The Loyola costume shop has taken out their sewing kits to stitch together costumes perfect for the upcoming spooky season to be sold at their annual Bootique Sale on Oct. 27.
Psychology senior Adele Colson, who helped organize the event this year, said she is excited for the department’s creations that will be appearing this year and what the sale will do for the costume shop.
“We take a lot of old pieces we aren’t using or things donated by local theater companies and we upcycle them into costumes we can sell. And then all of that raises money for the costume shop, which is connected with the theater arts and dance department,” she said.
The Bootique sale consists of items that students who work in the shop have complete control over designing and creating.
“Unlike a show where you have to do something to a set standard, the Bootique sale is whatever we want. So we see a piece and then it’s just our vision of what we think we could do with that piece,” Colson said.
Theater arts senior and designer for the sale, Roger Bouche, said he enjoys the creativity allowed through designing for the sale.
“It’s very important because it gives us a lot of creative freedom more than we would usually get per se in production,” Bouche said.
Bouche said the sale will have a wide variety of costumes from the different designers’ imagination as they create new and unique concepts.

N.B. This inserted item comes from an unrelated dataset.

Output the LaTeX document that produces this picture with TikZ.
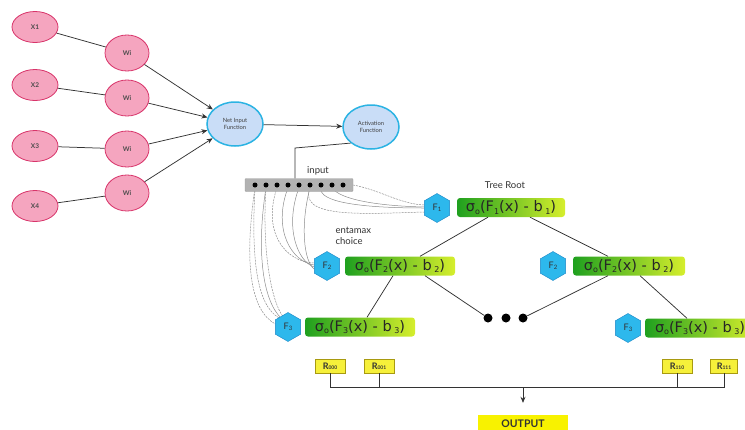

“We can turn (the costumes) into whatever we want so the concept is really completely up to us. I mean there’s some costumes that are based off of pop-culture references and then there’s some that we just make up,” Bouche said.
Unlike in previous years, Colson said that the upcoming sale will have more inclusive costume choices in order to expand the students they can reach.
“We have from extra small to two extra large. So we have a large range of sizes. That’s something we have been working on. In the past, there just hasn’t been enough size inclusivity,” Colson said. “I think clothing is something that is very expressive and unique and individual. We are trying to build a community that cultivates that.”
Grace Smith, senior theater arts major and a designer for the sale, said the costume shop will also be sticking to using sustainable materials.
“We’ve just been taking pre-existing pieces and using our imagination for what to create,” Smith said.
Both Smith and Bouche see the Loyno Costume Shop as an essential part of Loyola’s campus, and one definitely worth supporting through the sale.
Colson encouraged students to come to the sale. She said that the costumes will be available right in time for Halloween, she said.
“Students who come to the sale are gonna get handmade, beautiful costumes for fifty dollars and under,” Colson said.